How do I send my computer clock data to my arduino?

I want to make a clock program to show on a graphic lcd, but I need to know how to get the right time for the clock.

Without an RTC, GPS or some other way of getting the time, you'll have to send in the current time at compilation and then update your time using the millis() call.

An easy way to send in your time at compilation is to break down the string that TIME defines, to give you the hour, min, second etc.

Look at the examples for basically any of the RTC libraries. You will see that they use the compiler's predefined TIME to hardcode the time into the program, which then looks at the RTC and sets that time only once. You lose a few seconds between the program being compiled and uploaded but that usually isn't important.

Hi,

Here is what I do.

  1. download Gobetwino
  2. in settings set your com port and baud rate
  3. use the fixed command T to send your PC time
Serial.println("#S|T|[]#");

to the com port
4. in your arduino programme you capture the time with Serial.read()
5. output to your display

http://electronics.divinechildhighschool.org/Home/Arduino-Lessons/using-gobetwino-to-control-windows-through-arduino

I want to make a clock program to show on a graphic lcd, but I need to know how to get the right time for the clock.

Since my graphic lcd is broken, I have only done it on my 16x2 lcd display.

I got the time to the screen but it only recieves one number each reading and if I use parseInt it show wierd symbols.

I have a Sparkfun 128x64 Graphic LCD And a Sparkfun 16x2 LCD both are Serial. I can use either but I would rather use the Graphic LCD

The problem is on line 42 of the code that you didn't show us.

I didn't show any code

That's what he wrote.

IIRC an Arduino UNO clock may be off by 3 minutes or so a day but it's always the same as long as temperature and supply voltage don't vary much so it can be corrected for in software.

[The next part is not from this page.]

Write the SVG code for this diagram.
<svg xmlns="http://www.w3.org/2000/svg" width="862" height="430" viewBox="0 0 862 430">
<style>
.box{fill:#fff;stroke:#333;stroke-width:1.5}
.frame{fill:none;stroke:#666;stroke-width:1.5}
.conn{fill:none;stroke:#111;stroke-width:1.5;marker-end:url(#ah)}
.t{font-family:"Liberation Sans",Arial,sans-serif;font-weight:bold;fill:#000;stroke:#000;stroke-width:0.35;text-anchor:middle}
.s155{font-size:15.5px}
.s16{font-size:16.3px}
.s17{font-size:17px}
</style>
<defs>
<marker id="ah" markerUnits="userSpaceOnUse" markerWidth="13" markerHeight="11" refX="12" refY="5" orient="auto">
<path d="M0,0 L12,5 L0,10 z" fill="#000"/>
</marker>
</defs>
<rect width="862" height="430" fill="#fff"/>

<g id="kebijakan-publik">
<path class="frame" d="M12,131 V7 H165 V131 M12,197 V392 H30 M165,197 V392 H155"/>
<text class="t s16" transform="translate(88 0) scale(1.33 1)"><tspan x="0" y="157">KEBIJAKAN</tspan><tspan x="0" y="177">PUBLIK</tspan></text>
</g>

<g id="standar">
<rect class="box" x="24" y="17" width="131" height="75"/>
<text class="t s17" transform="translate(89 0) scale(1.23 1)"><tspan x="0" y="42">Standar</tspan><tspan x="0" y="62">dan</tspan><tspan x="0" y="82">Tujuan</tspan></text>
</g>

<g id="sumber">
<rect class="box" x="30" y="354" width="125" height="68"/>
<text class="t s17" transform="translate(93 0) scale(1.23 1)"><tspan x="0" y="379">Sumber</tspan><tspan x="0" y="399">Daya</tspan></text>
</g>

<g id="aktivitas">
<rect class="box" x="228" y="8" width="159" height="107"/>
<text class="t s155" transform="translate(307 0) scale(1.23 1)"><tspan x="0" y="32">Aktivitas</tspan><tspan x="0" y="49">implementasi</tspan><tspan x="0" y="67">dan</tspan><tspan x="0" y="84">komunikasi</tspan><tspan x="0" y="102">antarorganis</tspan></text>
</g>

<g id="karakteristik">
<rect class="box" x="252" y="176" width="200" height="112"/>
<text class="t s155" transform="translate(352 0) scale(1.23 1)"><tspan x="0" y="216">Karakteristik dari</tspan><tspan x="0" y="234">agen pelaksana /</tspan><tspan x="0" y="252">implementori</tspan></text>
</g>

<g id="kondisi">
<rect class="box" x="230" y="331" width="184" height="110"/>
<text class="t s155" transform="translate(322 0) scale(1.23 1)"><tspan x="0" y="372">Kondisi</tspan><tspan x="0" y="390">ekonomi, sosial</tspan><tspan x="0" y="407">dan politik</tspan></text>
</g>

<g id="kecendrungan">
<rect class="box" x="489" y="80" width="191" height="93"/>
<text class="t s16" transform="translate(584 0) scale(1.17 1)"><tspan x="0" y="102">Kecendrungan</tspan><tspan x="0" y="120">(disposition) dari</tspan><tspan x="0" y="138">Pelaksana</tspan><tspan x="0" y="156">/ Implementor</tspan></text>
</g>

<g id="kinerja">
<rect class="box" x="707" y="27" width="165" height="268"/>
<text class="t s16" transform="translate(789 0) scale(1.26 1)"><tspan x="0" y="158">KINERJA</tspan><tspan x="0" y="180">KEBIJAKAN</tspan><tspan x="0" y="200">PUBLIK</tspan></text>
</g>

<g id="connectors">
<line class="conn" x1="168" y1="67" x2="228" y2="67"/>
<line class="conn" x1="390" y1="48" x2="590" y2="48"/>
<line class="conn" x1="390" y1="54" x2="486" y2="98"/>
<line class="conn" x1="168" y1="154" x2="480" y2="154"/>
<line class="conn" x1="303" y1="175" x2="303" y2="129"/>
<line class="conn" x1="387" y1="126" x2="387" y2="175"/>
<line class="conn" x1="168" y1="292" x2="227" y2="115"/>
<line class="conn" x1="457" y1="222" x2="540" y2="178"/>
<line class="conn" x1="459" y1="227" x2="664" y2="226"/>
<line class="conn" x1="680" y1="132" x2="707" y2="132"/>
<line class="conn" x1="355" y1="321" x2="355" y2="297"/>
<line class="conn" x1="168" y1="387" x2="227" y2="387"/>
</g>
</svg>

Upshot is you should only have to update the date and time once in a while for reasonable needs.

So you have the PC send a serial message Y##M##D##H##M##S## with leading zeros so 3 is 03.
And you use a modified version of Nick Gammon's Non-Blocking Serial Text State Machine (sounds like a lot more code than it is, SM's tend to be small for the job) which is a section on the 2nd Nick Gammon blog page addressed in my sig space below. His does RPM, Gear and Speed instead of date/time.

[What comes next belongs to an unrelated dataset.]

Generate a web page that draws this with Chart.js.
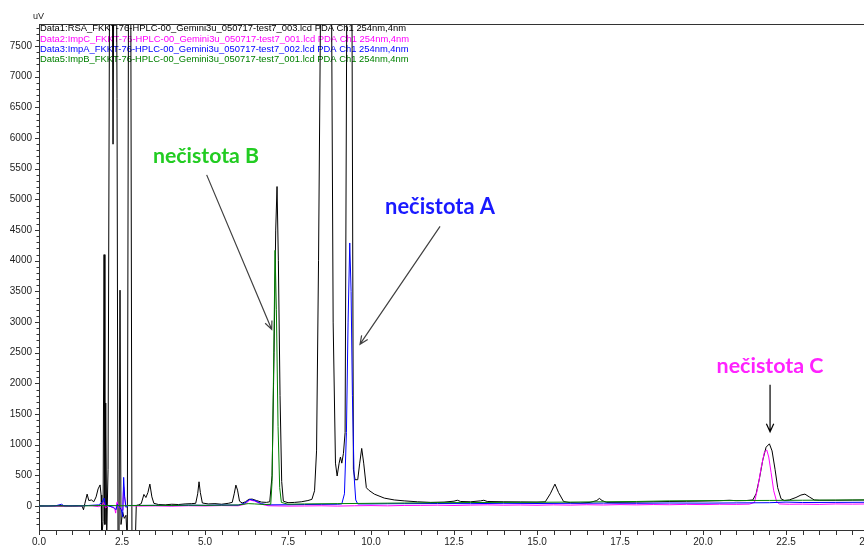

IIRC, DOS console MODE command can set up serial comms, I did it to Arduino years ago to test. You can redirect the standard input and output of different programs to COMx to get your data out but you might have to roll your own to get just the format you want. It's easier with Linux, IIRC.

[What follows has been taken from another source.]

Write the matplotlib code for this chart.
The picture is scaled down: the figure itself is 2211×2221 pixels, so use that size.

There's another way called the Unix Second, how many seconds have passed since the start of 1970 which can get turned into date and time for display through available standard code. Where it shines is timestamps. You can subtract one time from another and get seconds between quickly and years, etc, a tiny bit less quickly but faster than you can notice.
With that you send a start marker, 8 hex characters, an end marker, and have the Arduino convert that to Unix seconds for display only.

I didn't show any code

Because you did not want any help. So, you are not getting any. What is the problem?